Magnum Marathon
Thumbing through a sex magazine the other evening I saw that its Motoring Correspondent had done some long runs in a standard Vauxhall Magnum estate, driving it from Lisbon to Turkey and non-stop back to London from Istanbul. In spite of the increase in autoroute speed-limits, quick runs about Europe are still possible and of interest to those who test cars or have to make rapid holiday journeys. Motor Sport has had plenty of this kind of motoring, notably when M.J.T. and W.B. visited ten European capitals in four days with a BMW 3.0 CSL and when comparing the relative merits of a light aeroplane and a BMW 3.0 Si between Calais and Cannes. Admittedly it did not occur to either of them to have overalls specially tailored and embroidered for these excursions, to advertise their proposed routes with stickers on the cars, or to have a champagne reception committee waiting for them at their destinations, as happened with this Penthouse Vauxhall.

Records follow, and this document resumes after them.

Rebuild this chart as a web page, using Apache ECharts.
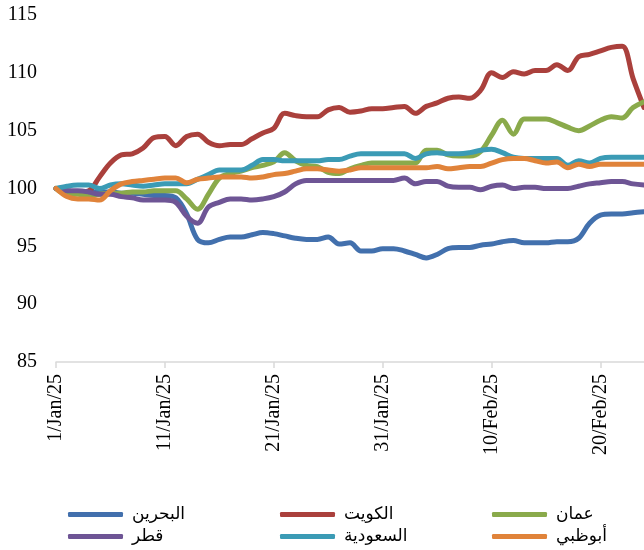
<!DOCTYPE html>
<html>
<head>
<meta charset="utf-8">
<script src="https://cdn.jsdelivr.net/npm/echarts@6/dist/echarts.min.js"></script>
<style>
html,body{margin:0;padding:0;background:#fff;}
#chart{width:644px;height:550px;}
</style>
</head>
<body>
<div id="chart"></div>
<script>
const dates = [
'1/Jan/25','2/Jan/25','3/Jan/25','4/Jan/25','5/Jan/25','6/Jan/25','7/Jan/25','8/Jan/25','9/Jan/25','10/Jan/25',
'11/Jan/25','12/Jan/25','13/Jan/25','14/Jan/25','15/Jan/25','16/Jan/25','17/Jan/25','18/Jan/25','19/Jan/25','20/Jan/25',
'21/Jan/25','22/Jan/25','23/Jan/25','24/Jan/25','25/Jan/25','26/Jan/25','27/Jan/25','28/Jan/25','29/Jan/25','30/Jan/25',
'31/Jan/25','1/Feb/25','2/Feb/25','3/Feb/25','4/Feb/25','5/Feb/25','6/Feb/25','7/Feb/25','8/Feb/25','9/Feb/25',
'10/Feb/25','11/Feb/25','12/Feb/25','13/Feb/25','14/Feb/25','15/Feb/25','16/Feb/25','17/Feb/25','18/Feb/25','19/Feb/25',
'20/Feb/25','21/Feb/25','22/Feb/25','23/Feb/25','24/Feb/25'
];

const seriesNames = ['البحرين','الكويت','عمان','قطر','السعودية','أبوظبي'];
const seriesColors = ['#4270AD','#AA403C','#8AAA4B','#6E5595','#3B9BB5','#E0833A'];

const bahrain = [
100,99.8,99.7,99.7,99.7,99.7,99.6,99.6,99.5,99.4,
99.4,99.2,97.8,95.6,95.3,95.6,95.8,95.8,96.0,96.2,
96.1,95.9,95.7,95.6,95.6,95.8,95.2,95.3,94.6,94.6,
94.8,94.8,94.6,94.3,94.0,94.3,94.8,94.9,94.9,95.1,
95.2,95.4,95.5,95.3,95.3,95.3,95.4,95.4,95.7,97.0,
97.7,97.8,97.8,97.9,98.0];

const kuwait = [
100,99.8,99.7,99.8,101.0,102.2,102.9,103.0,103.5,104.4,
104.5,103.7,104.5,104.7,104.0,103.7,103.8,103.8,104.3,104.8,
105.2,106.5,106.3,106.2,106.2,106.8,107.0,106.6,106.7,106.9,
106.9,107.0,107.1,106.5,107.1,107.4,107.8,107.9,107.8,108.5,
110.0,109.6,110.1,109.9,110.2,110.2,110.7,110.2,111.4,111.6,
111.9,112.2,112.3,109.5,107.0];

const oman = [
100,99.5,99.5,99.4,99.5,99.6,99.6,99.7,99.7,99.8,
99.8,99.8,99.1,98.2,99.5,100.9,101.3,101.5,101.8,102.0,
102.3,103.1,102.4,102.0,101.9,101.4,101.3,101.7,102.0,102.2,
102.2,102.2,102.2,102.2,103.3,103.3,102.9,102.8,102.8,103.2,
104.6,105.9,104.7,106.0,106.0,106.0,105.7,105.3,105.0,105.4,
105.9,106.2,106.1,107.0,107.5];

const qatar = [
100,99.8,99.8,99.7,99.5,99.5,99.3,99.2,99.0,99.0,
99.0,98.8,97.6,97.0,98.4,98.8,99.1,99.1,99.0,99.1,
99.3,99.7,100.4,100.7,100.7,100.7,100.7,100.7,100.7,100.7,
100.7,100.7,100.9,100.4,100.6,100.6,100.2,100.1,100.1,99.9,
100.2,100.3,100.0,100.1,100.1,100.0,100.0,100.0,100.2,100.4,
100.5,100.6,100.6,100.4,100.3];

const saudi = [
100,100.2,100.3,100.3,100.0,100.3,100.4,100.3,100.2,100.3,
100.4,100.4,100.4,100.8,101.2,101.6,101.6,101.6,102.0,102.5,
102.5,102.4,102.4,102.4,102.4,102.5,102.5,102.8,103.0,103.0,
103.0,103.0,103.0,102.6,103.0,103.1,103.0,103.0,103.1,103.3,
103.4,103.1,102.7,102.6,102.6,102.6,102.6,102.0,102.4,102.2,
102.6,102.7,102.7,102.7,102.7];

const abudhabi = [
100,99.3,99.1,99.1,99.0,99.8,100.4,100.6,100.7,100.8,
100.9,100.9,100.5,100.8,100.9,101.0,101.0,101.0,100.9,101.0,
101.2,101.3,101.5,101.7,101.7,101.6,101.5,101.6,101.8,101.8,
101.8,101.8,101.8,101.8,101.8,101.9,101.7,101.8,101.9,101.9,
102.2,102.5,102.6,102.6,102.4,102.2,102.3,101.8,102.1,101.9,
102.1,102.1,102.1,102.1,102.1];

const seriesData = [bahrain, kuwait, oman, qatar, saudi, abudhabi];

const yMin = 85, yMax = 115, yStep = 5;

const legendPos = [
  {left: 68, top: 506}, {left: 280, top: 506}, {left: 492, top: 506},
  {left: 68, top: 528}, {left: 280, top: 528}, {left: 492, top: 528}
];

const chart = echarts.init(document.getElementById('chart'), null, {renderer: 'canvas'});

const serif = '"Liberation Serif", "Times New Roman", serif';

const option = {
  animation: false,
  backgroundColor: '#fff',
  grid: {left: 56, right: -5, top: 15, bottom: 188, containLabel: false},
  xAxis: {
    type: 'category',
    data: dates,
    boundaryGap: false,
    axisLine: {show: true, lineStyle: {color: '#d9d9d9', width: 1.5}},
    axisTick: {show: true, interval: 9, length: 6, lineStyle: {color: '#d9d9d9', width: 1.5}},
    axisLabel: {interval: 9, rotate: 90, margin: 12, fontFamily: serif, fontSize: 20, color: '#000'},
    splitLine: {show: false}
  },
  yAxis: {
    type: 'value',
    min: yMin, max: yMax, interval: yStep,
    axisLine: {show: false},
    axisTick: {show: false},
    splitLine: {show: false},
    axisLabel: {margin: 19, fontFamily: serif, fontSize: 20, color: '#000'}
  },
  legend: seriesNames.map((n, i) => ({
    data: [n],
    left: legendPos[i].left,
    top: legendPos[i].top,
    icon: 'roundRect',
    itemWidth: 55,
    itemHeight: 5,
    selectedMode: false,
    padding: 0,
    textStyle: {fontFamily: '"DejaVu Sans", sans-serif', fontSize: 17, color: '#000', padding: [0,0,0,4]}
  })),
  series: seriesNames.map((n, i) => ({
    name: n,
    type: 'line',
    data: seriesData[i],
    smooth: 0.35,
    showSymbol: false,
    symbol: 'none',
    color: seriesColors[i],
    lineStyle: {width: 5, color: seriesColors[i], cap: 'round', join: 'round'},
    z: 2 + i
  }))
};

chart.setOption(option);
</script>
</body>
</html>
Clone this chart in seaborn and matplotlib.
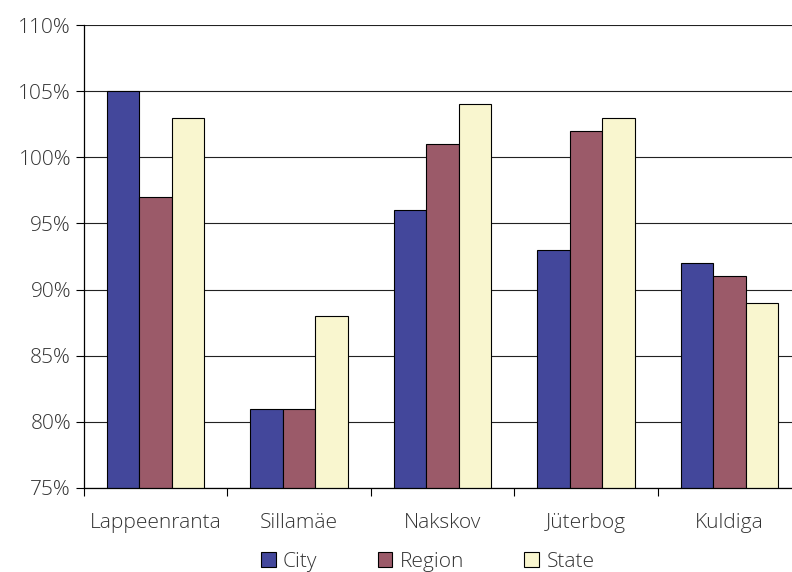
import matplotlib
matplotlib.use("Agg")
import matplotlib.pyplot as plt
import seaborn as sns
import pandas as pd
from matplotlib.ticker import FixedLocator, FuncFormatter

cities = ["Lappeenranta", "Sillamäe", "Nakskov", "Jüterbog", "Kuldiga"]
series = ["City", "Region", "State"]
city_vals = [105, 81, 96, 93, 92]
region_vals = [97, 81, 101, 102, 91]
state_vals = [103, 88, 104, 103, 89]
colors = ["#43479B", "#9B5A69", "#F9F6CF"]

df = pd.DataFrame({
    "place": cities * 3,
    "level": [s for s in series for _ in cities],
    "value": city_vals + region_vals + state_vals,
})

sns.set_theme(style="white")
plt.rcParams["font.family"] = ["Open Sans", "DejaVu Sans"]
plt.rcParams["font.weight"] = "light"
text_color = "#333333"
fsize = 15

fig = plt.figure(figsize=(7.92, 5.72), dpi=100)
# plot area runs slightly past the right edge of the canvas
ax = fig.add_axes([0.1055, 0.147, 0.906, 0.809])

sns.barplot(data=df, x="place", y="value", hue="level", order=cities,
            hue_order=series, palette=colors, saturation=1, width=0.68,
            edgecolor="black", linewidth=0.8, ax=ax, legend=False)

ax.set_ylim(75, 110)
ax.set_xlim(-0.5, 4.5)
ax.yaxis.set_major_locator(FixedLocator(range(75, 111, 5)))
ax.yaxis.set_major_formatter(FuncFormatter(lambda v, p: f"{int(v)}%"))
ax.grid(axis="y", color="#222222", linewidth=0.8)
ax.set_axisbelow(True)

for s in ["top", "right"]:
    ax.spines[s].set_visible(False)
for s in ["left", "bottom"]:
    ax.spines[s].set_color("black")
    ax.spines[s].set_linewidth(0.9)

ax.tick_params(axis="y", which="major", left=True, length=6, width=0.8,
               color="black", labelsize=fsize, labelcolor=text_color, pad=3)
ax.tick_params(axis="x", which="major", bottom=False, labelsize=fsize,
               labelcolor=text_color, pad=12)
ax.xaxis.set_minor_locator(FixedLocator([-0.5, 0.5, 1.5, 2.5, 3.5]))
ax.tick_params(axis="x", which="minor", bottom=True, length=6, width=0.8,
               color="black")
ax.set_xlabel("")
ax.set_ylabel("")

handles = [plt.Rectangle((0, 0), 1, 1, facecolor=c, edgecolor="black", linewidth=0.8)
           for c in colors]
fig.legend(handles, series, loc="center", bbox_to_anchor=(0.54, 0.018),
           ncol=3, frameon=False, fontsize=fsize, handlelength=0.7,
           handleheight=0.7, handletextpad=0.35, columnspacing=2.9,
           labelcolor=text_color)

fig.savefig("out.png", dpi=100)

However, it is worth quoting its 48.8 m.p.h. average, at 26.3 m.p.g., for the 2,778.6 miles between Lisbon and Istanbul and its run from there to Hyde Park between 5.38 a.m. one Monday and 5.15 p.m. the following day, the wet bit being taken in a Hovercraft. The Magnum and the Pirelli CN36 tyres with which it was shod were, Setright says, absolutely without fault and of course, en route he wore down, if he didn’t actually consume, a BMW 2002 and an Alfa Romeo 2000. These average speeds are of some interest since Stanley Sedgwick, President of the Bentley DC, has been logging his times across the more civilised parts of the Continent in Bentley Continental, Lincoln Continental, RollsRoyce Corniche and Daimler Double-Six motor-cars.—W.B.